Les premiers chapitres, écrits du point de vue de Sarah, révoltent : on n'imagine pas les humiliations et les violences vécues au quotidien par ces lycéens précurseurs... Chaque minute est un combat et ce qui devait être un moyen "d'accéder à la meilleure éducation possible et de participer au mouvement des droits" se transforme en lutte pour la survie. Bien qu'elle s'attendait à rencontrer des oppositions ("cinq ans que la Cour suprême a dit qu'il fallait nous intégrer, mais les Blancs ont résisté de toutes leurs forces"), Sarah n'imaginait pas toute la haine dont elle ferait l'objet. Sans compter les préjugés circulant sur les gens de couleur, comme l'odeur ou la stupidité alors que la jeune fille compte parmi les meilleurs élèves de son lycée, "c'est pour ça qu'on a nous choisis". Malgré tout elle s'accroche, faisant preuve d'un courage admirable ("Impassible. C'est comme ça qu'ils doivent me voir"), consciente que "l'intelligence peut faire plus de dégâts que des jets de pierre". Petite originalité : chaque titre de chapitre correspond à l'un des mensonges que l'héroïne tourne (plus ou moins consciemment) dans sa tête : "Pas besoin d'avoir peur", "Je suis sûre que je fais ce qu'il faut", "Je me fiche de ce qu'on pense de moi", etc.
Même procédé lorsque c'est Linda qui prend la parole. Avec elle, on réalise peu à peu que les Blancs ont une totale méconnaissance des Noirs : "C'est la première personne de couleur que je fréquente", "C'est bizarre de voir une personne de couleur de si près", "C'est la première fois que je touche une personne noire"... En fréquentant (malgré elle) Sarah, Linda se met à douter de tout ce que son père, journaliste respecté opposé à l'intégration, peut bien lui répéter depuis des années. "Je n'ai jamais lu ça dans les journaux", s'étonne l'adolescente en écoutant sa camarade noire lui évoquer toutes les injustices dont ses homologues sont les victimes. "Ça ne peut pas être vrai, si ? Sans quoi les journaux l'auraient dit"... Cependant, ce que lui reproche Sarah surtout, c'est sa passivité face à ces agressions physiques ou verbales dont elle est témoin au lycée : "Tu laisses le sale boulot aux autres.
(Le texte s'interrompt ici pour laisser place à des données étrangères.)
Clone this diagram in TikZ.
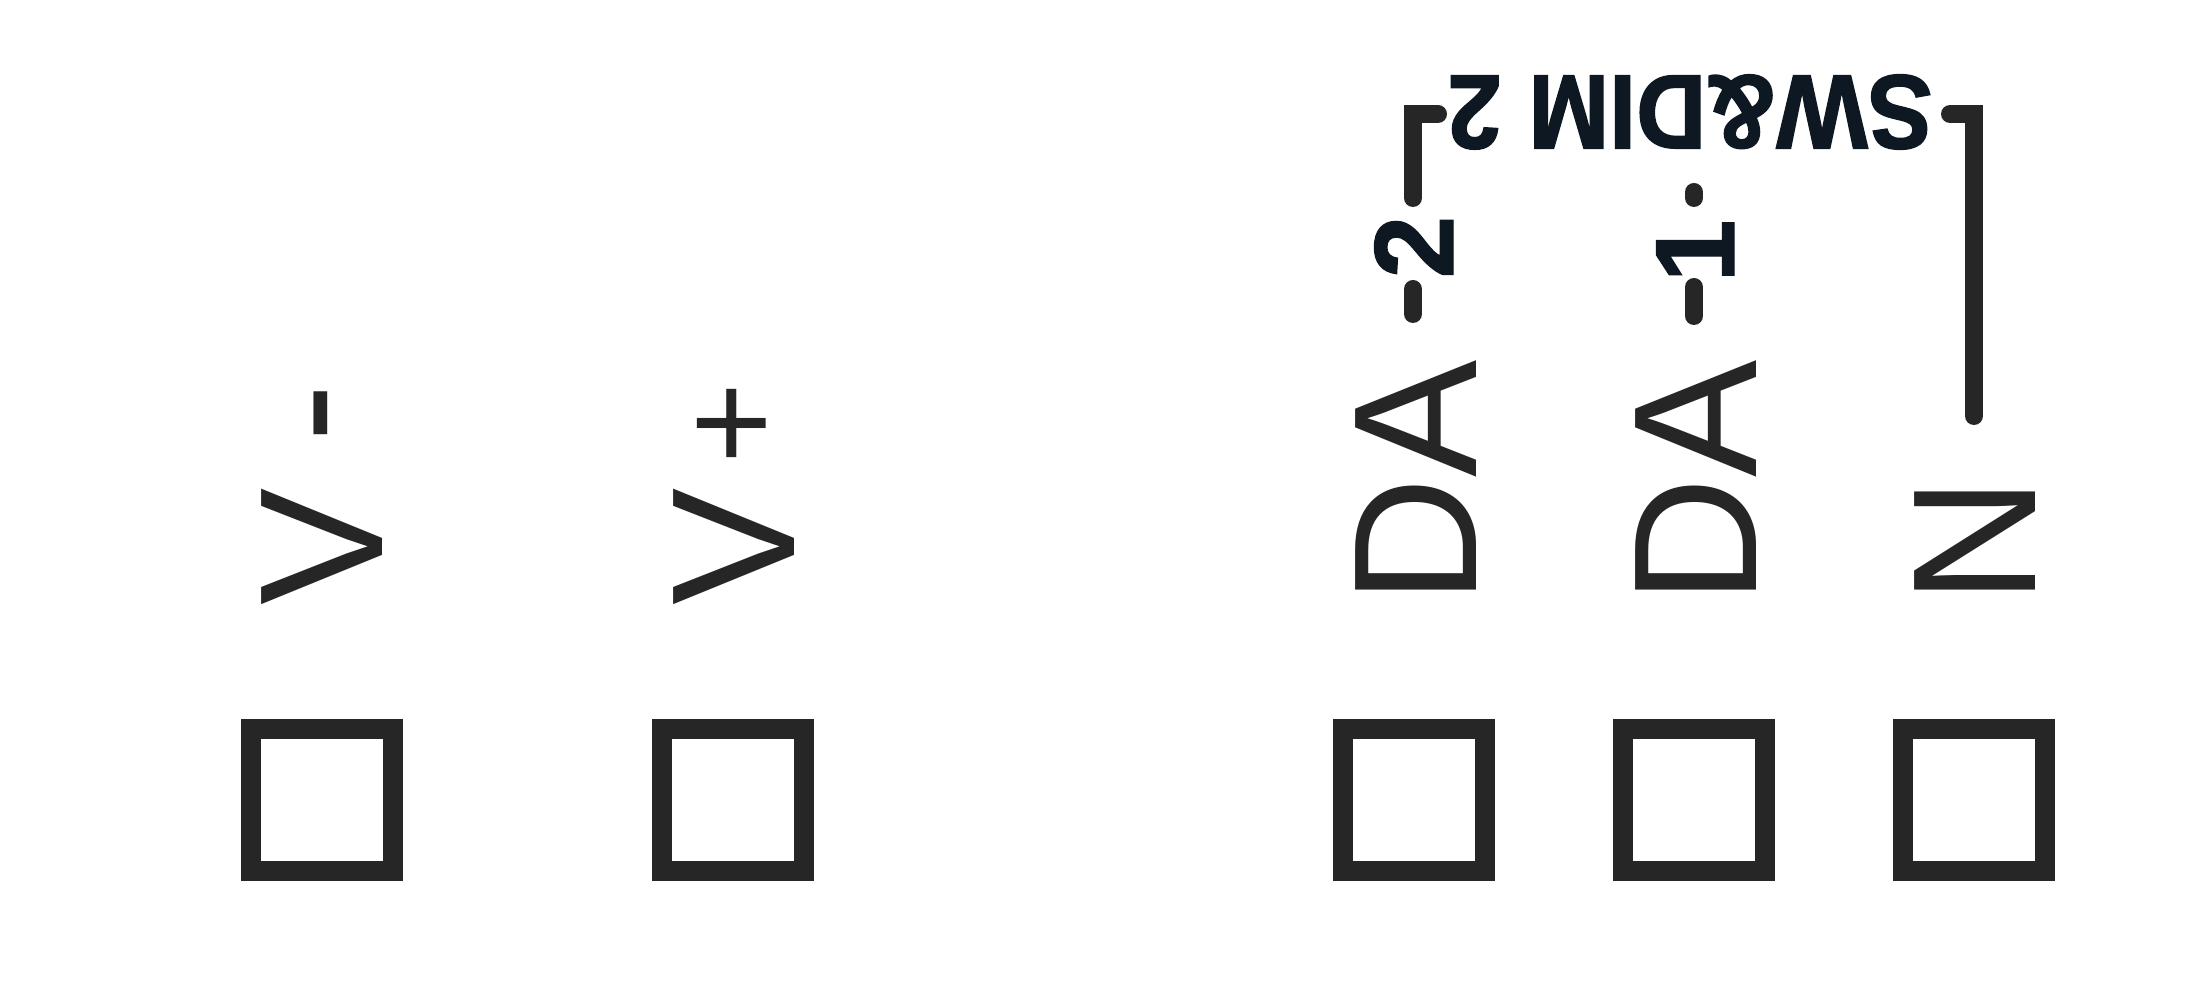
\documentclass[tikz,border=0pt]{standalone}
\usepackage{fontspec}
\setmainfont{Liberation Sans}
\newfontfamily\narrowbold[FakeStretch=0.92, FakeBold=1.5]{Liberation Sans Bold}
\newfontfamily\numbold[FakeBold=1.2]{Liberation Sans Bold}
\definecolor{silk}{HTML}{262626}
\definecolor{ink}{HTML}{0E1822}
\begin{document}
\begin{tikzpicture}[
  pad/.style={draw=silk, line width=2mm, minimum size=14.2mm, inner sep=0pt},
  pinlabel/.style={rotate=90, anchor=base west, inner sep=0pt, text=silk, font=\fontsize{50}{60}\selectfont},
  signlabel/.style={rotate=90, anchor=base, inner sep=0pt, text=silk, font=\fontsize{#1}{60}\selectfont},
  numlabel/.style={rotate=90, anchor=base, inner sep=0pt, text=ink, font=\numbold\fontsize{32}{40}\selectfont},
  bar/.style={draw=silk, line width=1.8mm, line cap=round}]
\useasboundingbox (0,0) rectangle (22.05,-10);

% pads
\node[pad] (padVm) at (3.22,-8.00) {};
\node[pad] (padVp) at (7.33,-8.00) {};
\node[pad] (padDA2) at (14.14,-8.00) {};
\node[pad] (padDA1) at (16.94,-8.00) {};
\node[pad] (padN) at (19.74,-8.00) {};

% pin names
\node[pinlabel] (labVm) at (3.82,-6.06) {V};
\node[pinlabel] (labVp) at (7.94,-6.06) {V};
\node[pinlabel] (labDA2) at (14.76,-6.05) {DA};
\node[pinlabel] (labDA1) at (17.56,-6.05) {DA};
\node[pinlabel] (labN) at (20.35,-6.05) {N};
\node[signlabel=50] (sgnVm) at (3.67,-4.13) {-};
\node[signlabel=40] (sgnVp) at (7.78,-4.23) {+};

% channel numbers
\draw[bar] (14.13,-2.89)--(14.13,-3.14);
\node[numlabel] (numTwo) at (14.53,-2.47) {2};
\draw[bar] (16.94,-2.87)--(16.94,-3.16);
\node[numlabel] (numOne) at (17.34,-2.51) {1};
\draw[bar] (16.94,-1.92)--(16.94,-1.98);

% bracket
\draw[bar] (14.13,-1.98)--(14.13,-1.14)--(14.38,-1.14);
\node[rotate=180, inner sep=0pt, text=ink, font=\narrowbold\fontsize{30}{36}\selectfont] (swdim) at (16.90,-1.12) {SW\&DIM 2};
\draw[bar] (19.50,-1.14)--(19.74,-1.14)--(19.74,-4.16);
\end{tikzpicture}
\end{document}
Cela ne veut pas dire que tu vaux mieux". Linda est souvent outrée de ce qu'elle voit ("ça me fait mal"), mais elle a trop peur des représailles... Pour autant l'idée fait son chemin : "quelque chose est en train de changer dans ma tête", "à part la couleur de sa peau, je ne pense pas que Sarah soit vraiment différente de moi", "elle a fait irruption dans ma vie et a tout bouleversé".
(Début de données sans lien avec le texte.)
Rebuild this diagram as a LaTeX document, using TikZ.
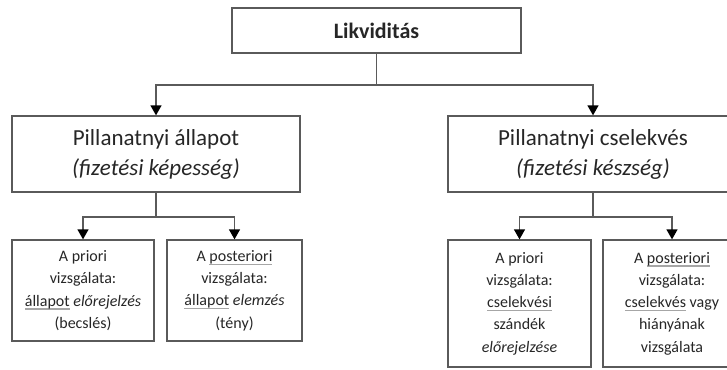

Car des sentiments inavouables sont en train de naître chez elles deux. Ce n'est que de la connivence, tout d'abord, chacune ayant l'impression d'être invisible aux yeux de sa famille. Linda a même prévu d'épouser le plus vite possible Jack, le premier garçon respectable qu'elle a trouvé, afin de fuir sa maison (et surtout son père). Un Jack pour qui elle n'a jamais ressenti ce qu'elle ressent en compagnie de Sarah... Cette attirance-là est plus délicate à accepter : "Mais c'est une fille et elle est noire" !
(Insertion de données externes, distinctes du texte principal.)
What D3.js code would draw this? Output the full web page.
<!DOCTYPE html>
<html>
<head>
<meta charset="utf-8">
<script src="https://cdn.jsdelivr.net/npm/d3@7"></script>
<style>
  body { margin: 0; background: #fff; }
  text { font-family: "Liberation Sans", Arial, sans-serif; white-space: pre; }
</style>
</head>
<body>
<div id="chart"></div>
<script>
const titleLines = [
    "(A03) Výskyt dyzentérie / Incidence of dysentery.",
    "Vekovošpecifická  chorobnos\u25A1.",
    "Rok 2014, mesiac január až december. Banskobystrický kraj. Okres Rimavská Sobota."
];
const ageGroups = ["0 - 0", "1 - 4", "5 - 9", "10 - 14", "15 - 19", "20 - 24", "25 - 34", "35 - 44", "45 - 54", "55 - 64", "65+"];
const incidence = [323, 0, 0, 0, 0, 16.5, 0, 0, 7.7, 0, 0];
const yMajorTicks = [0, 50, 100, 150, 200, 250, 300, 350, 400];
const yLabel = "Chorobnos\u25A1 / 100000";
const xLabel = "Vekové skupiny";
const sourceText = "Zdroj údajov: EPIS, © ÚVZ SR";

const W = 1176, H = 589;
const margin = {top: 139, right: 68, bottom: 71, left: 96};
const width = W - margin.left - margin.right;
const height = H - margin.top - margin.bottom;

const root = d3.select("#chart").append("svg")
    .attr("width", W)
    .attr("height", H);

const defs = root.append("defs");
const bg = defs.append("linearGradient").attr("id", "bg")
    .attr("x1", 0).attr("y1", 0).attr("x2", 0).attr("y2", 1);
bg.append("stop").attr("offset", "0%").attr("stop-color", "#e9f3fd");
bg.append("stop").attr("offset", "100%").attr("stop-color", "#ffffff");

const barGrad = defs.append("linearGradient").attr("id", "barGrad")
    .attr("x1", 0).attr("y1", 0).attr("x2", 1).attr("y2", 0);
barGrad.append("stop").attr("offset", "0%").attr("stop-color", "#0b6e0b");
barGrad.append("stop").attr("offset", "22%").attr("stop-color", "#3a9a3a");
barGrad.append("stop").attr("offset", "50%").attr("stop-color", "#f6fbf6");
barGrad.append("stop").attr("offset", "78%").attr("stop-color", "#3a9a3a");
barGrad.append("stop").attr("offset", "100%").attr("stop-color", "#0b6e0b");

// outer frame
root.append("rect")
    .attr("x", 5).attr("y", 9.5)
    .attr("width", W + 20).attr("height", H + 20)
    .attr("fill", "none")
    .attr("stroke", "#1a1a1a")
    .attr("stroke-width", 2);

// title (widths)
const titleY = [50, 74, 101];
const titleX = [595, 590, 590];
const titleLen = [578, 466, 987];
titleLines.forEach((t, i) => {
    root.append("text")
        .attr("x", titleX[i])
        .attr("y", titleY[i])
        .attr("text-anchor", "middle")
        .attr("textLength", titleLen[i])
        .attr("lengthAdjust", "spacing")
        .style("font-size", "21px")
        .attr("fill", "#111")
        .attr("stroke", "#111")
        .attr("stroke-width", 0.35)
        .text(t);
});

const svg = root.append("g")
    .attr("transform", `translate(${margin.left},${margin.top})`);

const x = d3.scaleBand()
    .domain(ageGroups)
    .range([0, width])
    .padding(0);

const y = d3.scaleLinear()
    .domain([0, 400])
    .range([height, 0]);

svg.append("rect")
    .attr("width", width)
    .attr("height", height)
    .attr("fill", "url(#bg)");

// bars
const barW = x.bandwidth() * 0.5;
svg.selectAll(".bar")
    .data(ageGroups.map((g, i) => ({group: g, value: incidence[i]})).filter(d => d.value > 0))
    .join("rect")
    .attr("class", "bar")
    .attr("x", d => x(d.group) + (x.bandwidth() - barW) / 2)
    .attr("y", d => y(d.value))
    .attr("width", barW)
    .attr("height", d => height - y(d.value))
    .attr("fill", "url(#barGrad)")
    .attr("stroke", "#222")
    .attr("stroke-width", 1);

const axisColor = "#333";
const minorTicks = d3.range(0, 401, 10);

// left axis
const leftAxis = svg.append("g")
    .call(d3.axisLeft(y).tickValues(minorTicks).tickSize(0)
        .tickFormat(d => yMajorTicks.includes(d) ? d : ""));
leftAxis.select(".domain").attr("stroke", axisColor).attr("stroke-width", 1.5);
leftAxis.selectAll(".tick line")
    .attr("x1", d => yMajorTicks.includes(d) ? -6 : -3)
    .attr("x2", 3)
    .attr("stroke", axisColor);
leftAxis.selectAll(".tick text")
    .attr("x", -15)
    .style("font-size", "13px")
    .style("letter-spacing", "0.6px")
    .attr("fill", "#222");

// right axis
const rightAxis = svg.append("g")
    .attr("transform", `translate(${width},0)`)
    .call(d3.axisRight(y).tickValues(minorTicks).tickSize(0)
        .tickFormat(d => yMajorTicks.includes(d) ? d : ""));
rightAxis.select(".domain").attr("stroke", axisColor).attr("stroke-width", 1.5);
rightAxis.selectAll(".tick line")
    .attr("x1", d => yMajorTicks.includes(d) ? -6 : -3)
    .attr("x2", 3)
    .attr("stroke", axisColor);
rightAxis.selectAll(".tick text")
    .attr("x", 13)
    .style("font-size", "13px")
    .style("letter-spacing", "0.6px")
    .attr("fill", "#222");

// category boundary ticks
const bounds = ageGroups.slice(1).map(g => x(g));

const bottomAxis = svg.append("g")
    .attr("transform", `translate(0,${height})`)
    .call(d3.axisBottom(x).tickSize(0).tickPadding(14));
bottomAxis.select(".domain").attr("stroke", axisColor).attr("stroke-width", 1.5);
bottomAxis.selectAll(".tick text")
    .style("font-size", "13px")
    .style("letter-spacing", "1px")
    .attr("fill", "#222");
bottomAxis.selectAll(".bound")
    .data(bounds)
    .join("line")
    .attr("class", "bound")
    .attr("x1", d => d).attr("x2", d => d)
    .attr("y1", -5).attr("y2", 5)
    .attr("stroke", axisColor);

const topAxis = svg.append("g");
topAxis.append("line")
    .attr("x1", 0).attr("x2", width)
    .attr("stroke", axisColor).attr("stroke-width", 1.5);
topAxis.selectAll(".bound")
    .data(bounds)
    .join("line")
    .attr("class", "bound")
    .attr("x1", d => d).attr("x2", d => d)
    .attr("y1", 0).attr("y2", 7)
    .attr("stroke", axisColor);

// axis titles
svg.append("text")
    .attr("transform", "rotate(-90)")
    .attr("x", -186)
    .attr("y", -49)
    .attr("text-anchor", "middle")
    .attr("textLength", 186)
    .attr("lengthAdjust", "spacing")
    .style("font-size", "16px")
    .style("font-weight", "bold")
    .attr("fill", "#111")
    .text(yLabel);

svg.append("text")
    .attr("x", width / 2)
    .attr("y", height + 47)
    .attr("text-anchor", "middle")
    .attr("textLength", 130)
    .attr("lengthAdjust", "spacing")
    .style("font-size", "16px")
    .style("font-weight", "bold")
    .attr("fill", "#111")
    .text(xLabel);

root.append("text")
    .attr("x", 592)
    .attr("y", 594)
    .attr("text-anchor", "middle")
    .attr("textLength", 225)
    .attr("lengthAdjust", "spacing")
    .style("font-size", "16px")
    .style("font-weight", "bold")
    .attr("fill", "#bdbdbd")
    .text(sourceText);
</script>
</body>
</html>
"Contre nature", "perverse", Sarah emploie des mots terribles pour se qualifier, même si elle se doutait depuis un moment déjà de ses penchants homosexuels. Mais c'est justement cet amour qu'elles ressentent l'une pour l'autre qui vont amener les deux héroïnes à véritablement changer. Linda commence à remettre en cause la ségrégation : "sur le principe, ça me semble juste ; mais, quand je me mets à penser à Sarah, tout se complique dans ma tête". Elle va petit à petit se forger puis affirmer sa propre opinion. De son côté, Sarah la soumise se met à tenir tête aux Blancs, consciente d'être dans son bon droit : "il n'est pas question qu'ils nous acceptent ou non. Nous avons autant qu'eux le droit d'être ici". Dans leurs têtes les mensonges se transforment en vérités, notamment "c'est moi qui décide" - de ma vie, de qui je veux être - car "quand on aime quelqu'un, on ne devrait pas trop se soucier de ce que les autres pensent". Au final les filles feront leurs propres choix, pas simples, véhiculant cependant le message d'espoir que "nous devions continuer à nous battre" afin que le monde change.